Walking around the loosely organized [“Jew York” show] at the UNTITLED gallery on the Lower East Side and the [Zach Feuer Gallery] in Chelsea, I began to feel a slight sense of unease. Was it the mezuzah that had mysteriously appeared on the doorpost of UNTITLED? Or the collection of men’s suits from the venerable Orchard Street suit dealers Global International that were also available for purchase in the front entrance of the Zach Feuer Gallery?
The premise of the show sounded honest enough — a group exhibition of over 75 artists spread over two contemporary art galleries, surveying the art of Jews who reside in New York City, or who are connected to New York City, or who are just Jewish. Despite the obvious connection that Jews have with art, UNTITLED provided a tome-like educational essay by Sy Colen extolling the lineage of Jewish artists. Yet something was amiss.
UNTITLED seemed to have most of the younger artists, with the work hung according to color palette. Greg Goldberg contributed a small well-executed gouache abstraction. Asher Penn, who reminds me of Dash Snow without the insane drug use, contributed a yellow t-shirt with the word Aleph screen printed in Hebrew. Keren Cytter displayed a stack of 30 ballpoint drawings of what we can assume are Jews, or at least images of a person with dogs. In the entrance David Levine presented his father’s portraits of Mark Rothko’s studio.
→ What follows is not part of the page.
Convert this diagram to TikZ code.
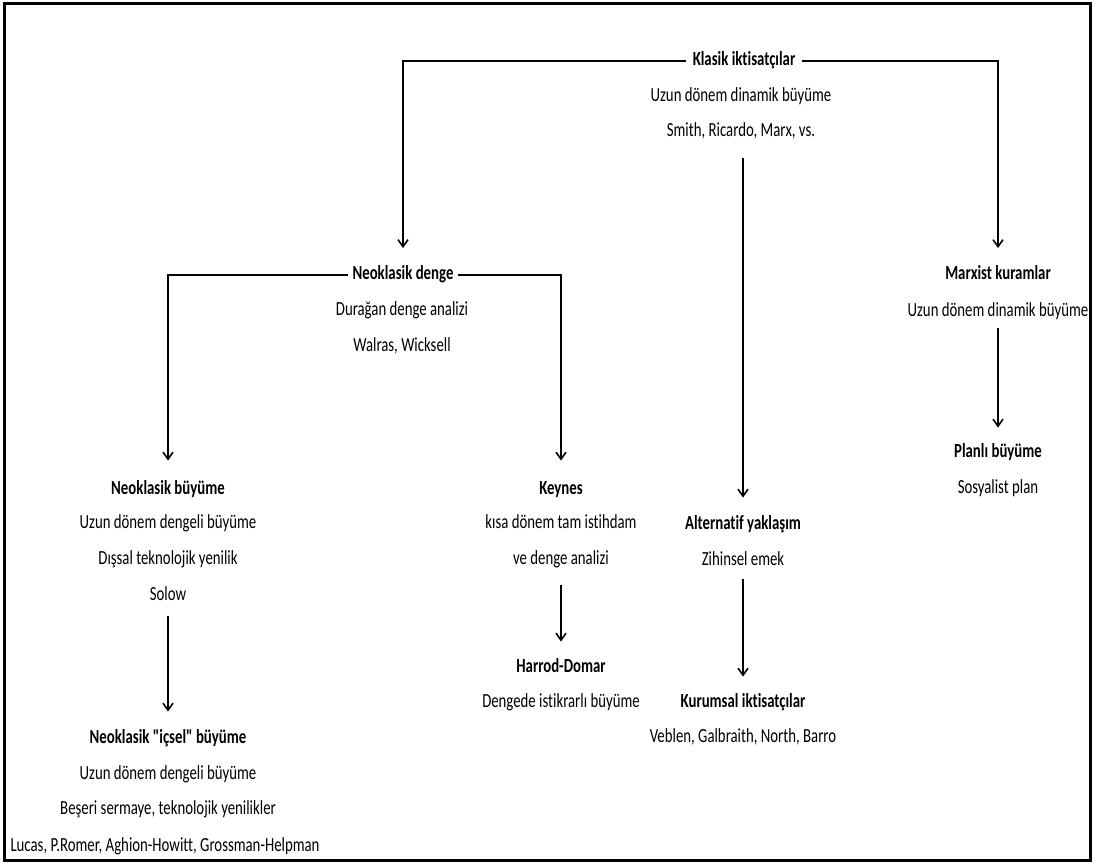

Bold names, rising stars, and a host of others are represented with selections of minor works. A lean Alex Katz portrait and a Marc Chagall painting were among the artworks that packed the gallery. There is a lot of art in this show, and healthy a portion created in 2012-13, but unfortunately nothing that wowed.
The installation at the Zach Feuer Gallery came off slightly better. Joshua Neustein’s rocks, scattered on the gallery floor and covered with Hebrew, English, and Arabic text from newspapers, were solemn and meaningful — perhaps the best work in the show. Jonas Wood’s portrait of a dog sat happily squirreled away in the back office. Dan Colen’s object painting hung dominantly in the main room and forced one to contemplate the sheer perseverance of an artist determined to churn out bad work. Joel Sternfeld contributed a photograph of a boat.
The single biggest flaw was the curation of the work. I get the humor in the faux survey that the galleries allude to in the press release — that “our only option was to do a show of Jews, and do it in New York.” However, it is sad that when faced with a treasure trove of beautiful work, one chooses to be glib rather than insightful. The joke simply falls flat and begs the question: Is it possible to have a show about Jewish artists without resorting to Jewish kitsch? We will have to wait to find out.